----- Information supplied

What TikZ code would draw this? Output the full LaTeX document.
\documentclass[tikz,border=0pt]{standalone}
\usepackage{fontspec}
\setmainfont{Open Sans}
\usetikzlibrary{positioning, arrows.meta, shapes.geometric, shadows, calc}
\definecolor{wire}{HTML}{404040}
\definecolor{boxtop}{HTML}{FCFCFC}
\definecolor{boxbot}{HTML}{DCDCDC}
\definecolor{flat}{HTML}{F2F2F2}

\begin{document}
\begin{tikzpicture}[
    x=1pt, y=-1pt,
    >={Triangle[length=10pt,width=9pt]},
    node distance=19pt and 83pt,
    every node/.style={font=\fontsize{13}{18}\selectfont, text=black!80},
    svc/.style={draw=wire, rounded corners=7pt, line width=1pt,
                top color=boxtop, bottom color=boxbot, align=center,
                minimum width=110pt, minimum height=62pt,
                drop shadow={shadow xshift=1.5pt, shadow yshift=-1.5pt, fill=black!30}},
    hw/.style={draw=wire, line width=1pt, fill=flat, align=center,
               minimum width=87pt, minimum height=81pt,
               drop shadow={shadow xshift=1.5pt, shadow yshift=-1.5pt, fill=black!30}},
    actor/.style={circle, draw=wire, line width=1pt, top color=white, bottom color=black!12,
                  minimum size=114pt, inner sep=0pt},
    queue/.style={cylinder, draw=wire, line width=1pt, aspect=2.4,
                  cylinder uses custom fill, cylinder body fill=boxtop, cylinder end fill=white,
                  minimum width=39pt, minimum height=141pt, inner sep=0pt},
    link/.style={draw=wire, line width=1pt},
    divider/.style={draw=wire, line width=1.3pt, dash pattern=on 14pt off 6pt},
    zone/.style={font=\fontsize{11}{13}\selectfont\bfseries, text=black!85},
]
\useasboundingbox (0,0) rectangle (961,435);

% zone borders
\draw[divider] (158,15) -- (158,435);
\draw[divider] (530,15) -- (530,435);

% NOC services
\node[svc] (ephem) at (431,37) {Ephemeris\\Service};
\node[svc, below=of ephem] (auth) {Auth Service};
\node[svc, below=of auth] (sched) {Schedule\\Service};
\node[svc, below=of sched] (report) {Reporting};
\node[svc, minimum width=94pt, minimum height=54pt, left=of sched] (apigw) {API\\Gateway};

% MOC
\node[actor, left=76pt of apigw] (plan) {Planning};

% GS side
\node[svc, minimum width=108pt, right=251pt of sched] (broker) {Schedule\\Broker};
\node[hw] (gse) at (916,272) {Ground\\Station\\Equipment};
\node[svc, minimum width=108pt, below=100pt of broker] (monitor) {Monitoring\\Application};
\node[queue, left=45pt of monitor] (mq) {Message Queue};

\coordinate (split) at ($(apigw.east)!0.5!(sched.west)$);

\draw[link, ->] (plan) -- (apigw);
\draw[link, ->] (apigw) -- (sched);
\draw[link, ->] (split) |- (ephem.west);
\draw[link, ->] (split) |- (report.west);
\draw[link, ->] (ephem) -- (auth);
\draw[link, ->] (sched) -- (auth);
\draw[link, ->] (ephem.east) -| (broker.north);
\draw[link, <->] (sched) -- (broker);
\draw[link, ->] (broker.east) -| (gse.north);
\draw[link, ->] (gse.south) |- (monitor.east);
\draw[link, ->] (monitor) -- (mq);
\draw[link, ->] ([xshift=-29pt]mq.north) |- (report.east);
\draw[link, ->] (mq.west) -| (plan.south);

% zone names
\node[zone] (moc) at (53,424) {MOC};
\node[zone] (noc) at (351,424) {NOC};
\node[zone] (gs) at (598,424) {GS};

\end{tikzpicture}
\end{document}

----------

§ Exercise details:
Restate the data above exactly, keeping each word as it stands.

§ Output below:
What TikZ code would draw this? Output the full LaTeX document.
\documentclass[tikz,border=0pt]{standalone}
\usepackage{fontspec}
\setmainfont{Open Sans}
\usetikzlibrary{positioning, arrows.meta, shapes.geometric, shadows, calc}
\definecolor{wire}{HTML}{404040}
\definecolor{boxtop}{HTML}{FCFCFC}
\definecolor{boxbot}{HTML}{DCDCDC}
\definecolor{flat}{HTML}{F2F2F2}

\begin{document}
\begin{tikzpicture}[
    x=1pt, y=-1pt,
    >={Triangle[length=10pt,width=9pt]},
    node distance=19pt and 83pt,
    every node/.style={font=\fontsize{13}{18}\selectfont, text=black!80},
    svc/.style={draw=wire, rounded corners=7pt, line width=1pt,
                top color=boxtop, bottom color=boxbot, align=center,
                minimum width=110pt, minimum height=62pt,
                drop shadow={shadow xshift=1.5pt, shadow yshift=-1.5pt, fill=black!30}},
    hw/.style={draw=wire, line width=1pt, fill=flat, align=center,
               minimum width=87pt, minimum height=81pt,
               drop shadow={shadow xshift=1.5pt, shadow yshift=-1.5pt, fill=black!30}},
    actor/.style={circle, draw=wire, line width=1pt, top color=white, bottom color=black!12,
                  minimum size=114pt, inner sep=0pt},
    queue/.style={cylinder, draw=wire, line width=1pt, aspect=2.4,
                  cylinder uses custom fill, cylinder body fill=boxtop, cylinder end fill=white,
                  minimum width=39pt, minimum height=141pt, inner sep=0pt},
    link/.style={draw=wire, line width=1pt},
    divider/.style={draw=wire, line width=1.3pt, dash pattern=on 14pt off 6pt},
    zone/.style={font=\fontsize{11}{13}\selectfont\bfseries, text=black!85},
]
\useasboundingbox (0,0) rectangle (961,435);

% zone borders
\draw[divider] (158,15) -- (158,435);
\draw[divider] (530,15) -- (530,435);

% NOC services
\node[svc] (ephem) at (431,37) {Ephemeris\\Service};
\node[svc, below=of ephem] (auth) {Auth Service};
\node[svc, below=of auth] (sched) {Schedule\\Service};
\node[svc, below=of sched] (report) {Reporting};
\node[svc, minimum width=94pt, minimum height=54pt, left=of sched] (apigw) {API\\Gateway};

% MOC
\node[actor, left=76pt of apigw] (plan) {Planning};

% GS side
\node[svc, minimum width=108pt, right=251pt of sched] (broker) {Schedule\\Broker};
\node[hw] (gse) at (916,272) {Ground\\Station\\Equipment};
\node[svc, minimum width=108pt, below=100pt of broker] (monitor) {Monitoring\\Application};
\node[queue, left=45pt of monitor] (mq) {Message Queue};

\coordinate (split) at ($(apigw.east)!0.5!(sched.west)$);

\draw[link, ->] (plan) -- (apigw);
\draw[link, ->] (apigw) -- (sched);
\draw[link, ->] (split) |- (ephem.west);
\draw[link, ->] (split) |- (report.west);
\draw[link, ->] (ephem) -- (auth);
\draw[link, ->] (sched) -- (auth);
\draw[link, ->] (ephem.east) -| (broker.north);
\draw[link, <->] (sched) -- (broker);
\draw[link, ->] (broker.east) -| (gse.north);
\draw[link, ->] (gse.south) |- (monitor.east);
\draw[link, ->] (monitor) -- (mq);
\draw[link, ->] ([xshift=-29pt]mq.north) |- (report.east);
\draw[link, ->] (mq.west) -| (plan.south);

% zone names
\node[zone] (moc) at (53,424) {MOC};
\node[zone] (noc) at (351,424) {NOC};
\node[zone] (gs) at (598,424) {GS};

\end{tikzpicture}
\end{document}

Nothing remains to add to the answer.